Scattering and Attenuation of Seismic Waves in the Northeastern United States

The energy-flux model of seismic coda, developed by Frankel and Wennerberg (1987), is used to derive path-averaged estimates of scattering (Q_S^-1) and intrinsic attenuation (Q_I^-1) for the northeastern United States. The model predicts the amplitude of the coda wave vs. time as a function of frequency, Q_S^-1, and Q_I^-1. A non-linear inversion scheme is developed that allows for the estimation of Q_S^-1 and Q_I^-1 as a function of frequency by fitting the model to a narrow-bandpass filtered envelope of the seismic coda for each seismogram at discrete frequency points. The inversion is performed on seismograms from earthquakes recorded by the MIT New England Seismic Network (NESN) over a 15-year period between 1981 and 1995. Preliminary results indicate that scattering is the dominant mechanism of energy dissipation, and that the effects of intrinsic attenuation are secondary.
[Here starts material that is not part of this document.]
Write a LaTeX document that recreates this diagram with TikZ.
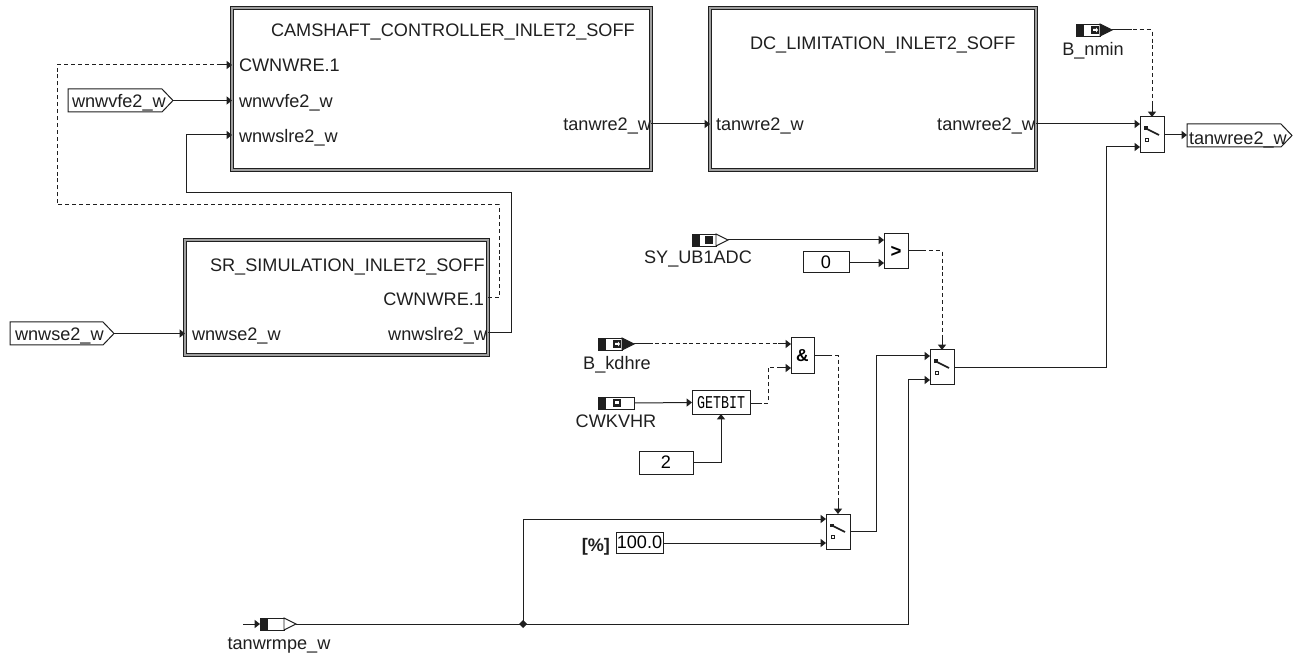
\documentclass[tikz,border=0pt]{standalone}
\usepackage{fontspec}
\setmainfont{Liberation Sans}
\newfontfamily\gbfont{Liberation Mono}
\usetikzlibrary{arrows.meta}
\definecolor{ln}{gray}{0.12}
\newcommand{\pxbox}[7]{%
 \pgfmathsetmacro{\cxx}{(#2+#4)/2}\pgfmathsetmacro{\cyy}{(#3+#5)/2}%
 \pgfmathsetmacro{\wxx}{(#4-#2)*0.75}\pgfmathsetmacro{\hyy}{(#5-#3)*0.75}%
 \node[#6,minimum width=\wxx pt,minimum height=\hyy pt] (#1) at (\cxx,\cyy) {#7};}
\newcommand{\swicon}[2]{%
 \draw[line width=1.2pt,ln] (#1+5,#2+11) -- (#1+19,#2+18);
 \fill[ln] (#1+4,#2+9.5) rectangle (#1+8,#2+13);
 \draw[ln,line width=.7pt] (#1+5.5,#2+21.5) rectangle (#1+8.5,#2+24.5);}
\newcommand{\srcsym}[4]{% name, x, y-center, tip fill
 \fill[ln] (#2,#3-6) rectangle (#2+8,#3+6);
 \draw[ln,line width=.7pt] (#2,#3-6) rectangle (#2+24,#3+6);
 \filldraw[ln,fill=#4,line width=.7pt] (#2+24,#3-6) -- (#2+36,#3) -- (#2+24,#3+6) -- cycle;
 \coordinate (#1) at (#2+36,#3);}
\newcommand{\arrmark}[2]{% black square with white arrow
 \fill[ln] (#1,#2-4) rectangle (#1+8,#2+4);
 \fill[white] (#1+2,#2-1) -- (#1+5,#2-1) -- (#1+5,#2-2.5) -- (#1+7,#2) -- (#1+5,#2+2.5) -- (#1+5,#2+1) -- (#1+2,#2+1) -- cycle;}
\tikzset{
 x=0.75pt,y=-0.75pt,
 wire/.style={draw=ln,line width=.75pt},
 sig/.style={wire,-{Triangle[length=4pt,width=6pt]}},
 ctl/.style={wire,dash pattern=on 3pt off 2.2pt},
 blockbox/.style={draw=ln,double=gray!75,double distance=1pt,line width=.75pt,inner sep=0pt,outer sep=0pt},
 opbox/.style={draw=ln,fill=white,line width=.75pt,inner sep=0pt,outer sep=0pt},
 tagshape/.style={draw=ln,line width=.75pt,fill=white},
 txt/.style={font=\fontsize{13.6pt}{15pt}\selectfont,text=ln,inner sep=0pt,outer sep=0pt},
 tl/.style={txt,anchor=base west},
 tr/.style={txt,anchor=base east},
 tc/.style={txt,anchor=base},
}
\begin{document}
\begin{tikzpicture}
\useasboundingbox (0,0) rectangle (1300,659);
% blocks
\pxbox{cam}{232}{8}{651}{170}{blockbox}{}
\pxbox{dc}{710}{8}{1036}{170}{blockbox}{}
\pxbox{sr}{185}{240}{488}{355}{blockbox}{}
\node[tl] (camt) at (271,37) {CAMSHAFT\_CONTROLLER\_INLET2\_SOFF};
\node[tl] (cam1) at (239,72) {CWNWRE.1};
\node[tl] (cam2) at (239,108) {wnwvfe2\_w};
\node[tl] (cam3) at (239,143) {wnwslre2\_w};
\node[tr] (cam4) at (651,131) {tanwre2\_w};
\node[tl] (dct) at (750,50) {DC\_LIMITATION\_INLET2\_SOFF};
\node[tl] (dc1) at (716,131) {tanwre2\_w};
\node[tr] (dc2) at (1035,131) {tanwree2\_w};
\node[tl] (srt) at (210,271.5) {SR\_SIMULATION\_INLET2\_SOFF};
\node[tr] (sr1) at (484,306) {CWNWRE.1};
\node[tl] (sr2) at (192,340.5) {wnwse2\_w};
\node[tr] (sr3) at (487,340.5) {wnwslre2\_w};
% tags
\draw[tagshape] (68,89) -- (162,89) -- (173,100.5) -- (162,112) -- (68,112) -- cycle;
\coordinate (tagvf) at (173,100.5);
\node[tl] (tagvft) at (72,108) {wnwvfe2\_w};
\draw[tagshape] (10,322) -- (103,322) -- (114,333.5) -- (103,345) -- (10,345) -- cycle;
\coordinate (tagse) at (114,333.5);
\node[tl] (tagset) at (15,340) {wnwse2\_w};
\draw[tagshape] (1187,124) -- (1281,124) -- (1292,135.5) -- (1281,147) -- (1187,147) -- cycle;
\coordinate (tagout) at (1187,135);
\node[tl] (tagoutt) at (1189,144.5) {tanwree2\_w};
% operators
\pxbox{sw1}{1140}{117}{1164}{153}{opbox}{}
\swicon{1140}{117}
\pxbox{sw2}{930}{350}{954}{385}{opbox}{}
\swicon{930}{350}
\pxbox{sw3}{826}{514}{850}{549}{opbox}{}
\swicon{826}{514}
\pxbox{gt}{884}{234}{908}{269}{opbox,font=\fontsize{14pt}{14pt}\bfseries\selectfont}{>}
\pxbox{andb}{791}{338}{814}{374}{opbox,font=\fontsize{13pt}{14pt}\bfseries\selectfont}{\&}
\pxbox{gb}{692}{391}{750}{414}{opbox}{\gbfont\fontsize{10pt}{10pt}\selectfont\scalebox{1}[1.35]{GETBIT}}
\pxbox{c0}{803}{252}{849}{273}{opbox,font=\fontsize{13.6pt}{14pt}\selectfont}{0}
\pxbox{c2}{639}{451}{693}{474}{opbox,font=\fontsize{13.6pt}{14pt}\selectfont}{2}
\pxbox{c100}{616}{532}{663}{553}{opbox,font=\fontsize{13.6pt}{14pt}\selectfont}{100.0}
\node[txt,font=\fontsize{13.6pt}{15pt}\bfseries\selectfont,anchor=base east] (pct) at (610,551) {[\%]};
% sources
\srcsym{snmin}{1076}{30}{ln}
\arrmark{1091}{30}
\node[tc] (lnmin) at (1093,55.5) {B\_nmin};
\srcsym{ssy}{692}{240}{white}
\fill[ln] (705,236) rectangle (713,244);
\node[tc] (lsy) at (698,264) {SY\_UB1ADC};
\srcsym{skd}{598}{344}{ln}
\arrmark{613}{344}
\node[tc] (lkd) at (617,369) {B\_kdhre};
\fill[ln] (598,397) rectangle (606,409);
\draw[ln,line width=.7pt] (598,397) rectangle (634,409);
\fill[ln] (613,399) rectangle (621,407);\fill[white] (615,400.5) rectangle (619,404) ;
\coordinate (scw) at (634,403);
\node[tc] (lcw) at (616,427) {CWKVHR};
\coordinate (stanin) at (243,624);
\srcsym{stan}{260}{624}{white}
\node[tc] (ltan) at (279,649) {tanwrmpe\_w};
\coordinate (sp1) at (260,624);
\coordinate (jn) at (523,624);
% connectors
\draw[sig] (stanin) -- (sp1);
\draw[wire] (stan) -- (jn);
\fill[ln] (523,620) -- (527,624) -- (523,628) -- (519,624) -- cycle;
\draw[sig] (jn) |- (826,519);
\draw[sig] (jn) -- (908,624) -- (908,380) -- (930,380);
\draw[sig] (663,543) -- (826,543);
\draw[sig] (850,531) -- (876,531) -- (876,356) -- (930,356);
\draw[sig] (954,367.5) -- (1106,367.5) -- (1106,147) -- (1140,147);
\draw[sig] (1036,124) -- (1140,124);
\draw[sig] (1164,135) -- (tagout);
\draw[ctl] (snmin) -- (1152,30) -- (1152,110);
\draw[wire] (snmin) -- (1132,30);
\draw[sig] (1152,103) -- (sw1.north);
\draw[sig] (ssy) -- (884,240);
\draw[sig] (849,263) -- (884,263);
\draw[ctl] (908,251) -- (942,251) -- (942,340);
\draw[wire] (908,251) -- (922,251);
\draw[sig] (942,335) -- (sw2.north);
\draw[ctl] (skd) -- (785,344);
\draw[wire] (skd) -- (653,344);
\draw[sig] (778,344) -- (791,344);
\draw[ctl] (814,356) -- (838,356) -- (838,505);
\draw[wire] (814,356) -- (828,356);
\draw[sig] (838,499) -- (sw3.north);
\draw[sig] (scw) -- (gb.west);
\draw[ctl] (750,403) -- (768,403) -- (768,368) -- (786,368);
\draw[wire] (750,403) -- (762,403);
\draw[sig] (778,368) -- (791,368);
\draw[sig] (693,462) -- (721,462) -- (721,414);
\draw[sig] (tagse) -- (185,333.5);
\draw[sig] (tagvf) -- (232,100.5);
\draw[sig] (488,333) -- (511,333) -- (511,193) -- (186,193) -- (186,135) -- (232,135);
\draw[ctl] (488,298) -- (499,298) -- (499,205) -- (57,205) -- (57,65) -- (225,65);
\draw[sig] (218,65) -- (232,65);
\draw[sig] (651,124) -- (710,124);
\end{tikzpicture}
\end{document}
The scattering is strongest at shorter propagation distances and decreases substantially as the propagation distance increases. Conversely, intrinsic attenuation is negligible at shorter propagation distances and increases as the propagation distance increases. These results are interpreted as indicative of a strong scattering region at shallow depth, with the scattering decreasing with increasing depth, and with a subsequent increasing of intrinsic attenuation at greater depth. We propose a second analysis to invert the path-averaged estimates of Q_S^-1 and Q_I^-1 using a constrained linear method with regularization to obtain a one-dimensional model of Q_S^-1 and Q_I^-1 vs. depth in the crust. Possible mechanisms for the scattering include the presence of a weathering layer near the surface, the presence of fractures in the shallow crust, and topography.